Kirha Planner

A fine-tuned Qwen3-8B model that generates complete tool execution plans from natural language queries in a single pass.

Why Tool Planning?

Traditional agentic systems let the LLM call tools iteratively until it finds the right data. This leads to unpredictable costs, high latency, and bloated context windows.

Tool Planning takes a different approach: analyze the request, build a complete execution graph, and only then execute. One LLM call produces the entire DAG — no back-and-forth.

This unlocks:

Cost predictability: the plan is known before execution, costs can be estimated upfront
Parallel execution: independent steps run concurrently, dependent steps chain automatically
Audit trail: every plan includes reasoning traces and a complete execution log

Composition with Output Schemas

Tool Planning relies on outputSchema, a capability now part of the official MCP specification. With output schemas, the planner knows what each tool returns before execution and can chain tools by matching output fields to input parameters. No exploratory calls needed.

Output format

Given a set of tools and a user query, the model outputs:

<think>
I need to find the largest USDC holder on Base, then get their PnL.
First I need the chain ID for Base and the USDC contract address...
</think>
<plan>
[
  {
    "thought": "Get the chain ID for Base",
    "toolName": "getChainId",
    "arguments": { "blockchain": "Base" }
  },
  {
    "thought": "Search for the USDC coin",
    "toolName": "searchCoin",
    "arguments": { "query": "USDC", "limit": 1 }
  },
  {
    "thought": "Get the USDC contract address on Base",
    "toolName": "getCoinPlatformInfo",
    "arguments": {
      "coinId": "{1.coins.0.id}",
      "platform": "base"
    }
  },
  {
    "thought": "Get the top holder of USDC on Base",
    "toolName": "getTokenHolders",
    "arguments": {
      "chainId": "{0.chainId}",
      "tokenAddress": "{2.contractAddress}",
      "limit": 1
    }
  },
  {
    "thought": "Get the PnL for this wallet",
    "toolName": "getWalletPnL",
    "arguments": {
      "address": "{3.holders.0.address}"
    }
  }
]
</plan>

Dependency references

Steps reference previous outputs using template strings:

{0.chainId} — field chainId from step 0
{1.coins.0.id} — nested path from step 1
{3.holders.0.address} — array access from step 3

Execution graph

Step 0: getChainId        Step 1: searchCoin
    │                         │
    │                         ↓
    │                     Step 2: getCoinPlatformInfo
    │                         │
    └────────────┬────────────┘
                 ↓
         Step 3: getTokenHolders
                 │
                 ↓
         Step 4: getWalletPnL

Steps 0 and 1 run in parallel. Step 3 waits for both 0 and 2. The executor resolves references at runtime.

Usage

Use the @kirha/planner TypeScript SDK to interact with this model. It handles parsing, validation, dependency resolution, and parallel execution of plans.

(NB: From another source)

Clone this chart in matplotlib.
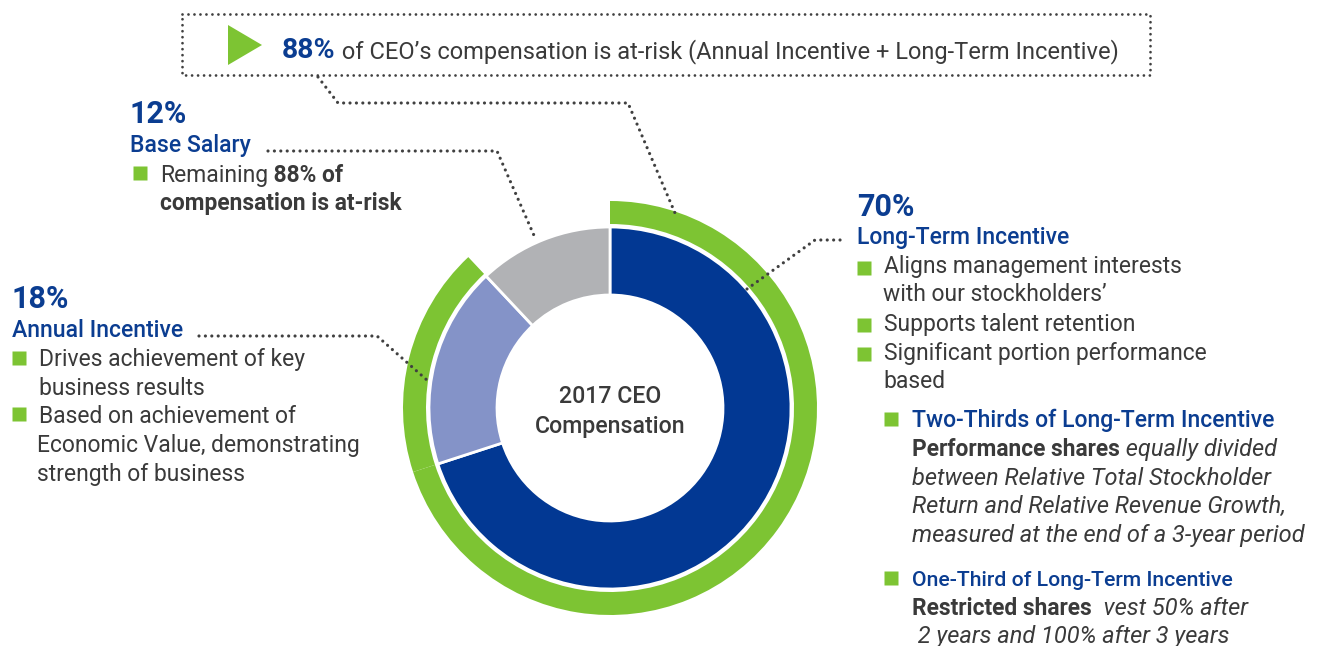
import matplotlib
matplotlib.use("Agg")
import matplotlib.pyplot as plt
from matplotlib.patches import Polygon

plt.rcParams['font.family'] = ['Roboto', 'DejaVu Sans']
plt.rcParams['lines.scale_dashes'] = False

#==================== data
components = ['Long-Term Incentive', 'Annual Incentive', 'Base Salary']
shares = [70, 18, 12]          # % of CEO pay, clockwise from 12 o'clock
at_risk_flags = [True, True, False]
chart_year = 2017
at_risk = sum(s for s, f in zip(shares, at_risk_flags) if f)

#==================== colours
NAVY = '#0b3d91'
BLUE = '#023893'
LIGHT = '#8493c8'
GREY = '#b1b2b5'
GREEN = '#7dc433'
TEXT = '#3a3a3a'
DOT = '#404040'

W, H = 1317, 646
fig = plt.figure(figsize=(W/100, H/100), dpi=100)
ax = fig.add_axes([0, 0, 1, 1])

def Y(y):
  # image row -> axis y
  return H - y

cx, cy = 610, Y(408)

#==================== donuts
ax.pie(shares, colors=[BLUE, LIGHT, GREY], radius=181, center=(cx, cy),
       startangle=90, counterclock=False,
       wedgeprops=dict(width=68, edgecolor='white', linewidth=2))
ring_cols = [GREEN if f else 'none' for f in at_risk_flags]
ax.pie(shares, colors=ring_cols, radius=207, center=(cx, cy),
       startangle=90, counterclock=False,
       wedgeprops=dict(width=23, edgecolor='none'))

ax.set_xlim(0, W)
ax.set_ylim(0, H)
ax.axis('off')

#==================== helpers
def dotted(pts, lw=2.3, gap=4.6):
  xs = [p[0] for p in pts]
  ys = [Y(p[1]) for p in pts]
  ax.plot(xs, ys, color=DOT, lw=lw, dashes=(0.01, gap),
          dash_capstyle='round', solid_capstyle='round')

def line(x, y, parts):
  t = None
  for s, kw in parts:
    if t is None:
      t = ax.text(x, Y(y), s, va='baseline', **kw)
    else:
      t = ax.annotate(s, xy=(1, 0), xycoords=t, va='bottom', **kw)
  return t

def bullet(x, y):
  ax.plot([x], [Y(y)], marker='s', ms=9.4, color=GREEN, mec='none')

body = dict(fontsize=16.5, color=TEXT)
bold = dict(fontsize=16.4, color=TEXT, fontweight='bold')
ital = dict(fontsize=17, color=TEXT, style='italic')
head = dict(fontsize=16.6, color=NAVY, fontweight='medium')
pct = dict(fontsize=22, color=NAVY, fontweight='bold')

#==================== top banner
dotted([(182, 14), (1150, 14), (1150, 75), (182, 75), (182, 14)], lw=2.0, gap=4.3)
ax.add_patch(Polygon([(228, Y(25)), (262, Y(45)), (228, Y(65))], closed=True,
                     color=GREEN, lw=0))
line(282, 58, [(f'{at_risk}%', dict(fontsize=20.5, color=NAVY, fontweight='bold')),
               (' of CEO’s compensation is at-risk (Annual Incentive + Long-Term Incentive)',
                dict(fontsize=17, color=TEXT))])
dotted([(318, 77), (338, 103), (628, 103), (675, 213)])

#==================== base salary
line(130, 123, [(f'{shares[2]}%', pct)])
line(130, 152, [(components[2], head)])
dotted([(268, 151), (497, 151), (536, 240)])
bullet(139.5, 173)
line(160, 182, [('Remaining', body), (f' {at_risk}% of', bold)])
line(160, 210, [('compensation is at-risk', bold)])

#==================== annual incentive
line(12, 308, [(f'{shares[1]}%', pct)])
line(12, 337, [(components[1], head)])
dotted([(199, 336), (377, 336), (428, 381)])
bullet(18.5, 357.5)
line(39, 366, [('Drives achievement of key', body)])
line(39, 395, [('business results', body)])
bullet(18.5, 414)
line(39, 423, [('Based on achievement of', body)])
line(37, 452, [('Economic Value, demonstrating', body)])
line(37, 481, [('strength of business', body)])

#==================== long-term incentive
line(857, 216, [(f'{shares[0]}%', pct)])
line(857, 244, [(components[0], head)])
dotted([(747, 289), (815, 240), (843, 240)])
bullet(863.5, 268)
line(884, 273, [('Aligns management interests', body)])
line(883, 301, [('with our stockholders’', body)])
bullet(863.5, 324.5)
line(884, 331, [('Supports talent retention', body)])
bullet(863.5, 353.5)
line(884, 360, [('Significant portion performance', body)])
line(883, 388, [('based', body)])

bullet(890.5, 418.5)
line(912, 427, [('Two-Thirds of Long-Term Incentive', head)])
line(912, 456, [('Performance shares', bold), (' equally divided', ital)])
line(912, 485, [('between Relative Total Stockholder', ital)])
line(912, 513, [('Return and Relative Revenue Growth,', ital)])
line(912, 542, [('measured at the end of a 3-year period', ital)])

bullet(890.5, 578)
line(912, 586, [('One-Third of Long-Term Incentive', dict(head, fontsize=15.3))])
line(912, 615, [('Restricted shares', bold), ('  vest 50% after', ital)])
line(912, 643, [(' 2 years and 100% after 3 years', ital)])

#==================== centre label
ax.text(cx, Y(403), f'{chart_year} CEO', ha='center', va='baseline',
        fontsize=16.7, color=TEXT, fontweight='medium')
ax.text(cx, Y(433), 'Compensation', ha='center', va='baseline',
        fontsize=16.7, color=TEXT, fontweight='medium')

fig.savefig('out.png', dpi=100)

npm install @kirha/planner

Tools can come from any source, including MCP servers that have outputSchema defined.

See the SDK documentation for full usage examples.

Training

Base model: Qwen/Qwen3-8B
Method: QLoRA (4-bit NF4, LoRA r=64, alpha=128)
Format: Alpaca (instruction/input/output)
Dataset: kirha/planner-dataset

The model learns planning methodology rather than memorizing specific APIs, enabling zero-shot generalization to any tool catalog at inference time. Noise tools are injected during training to teach discrimination between relevant and irrelevant options.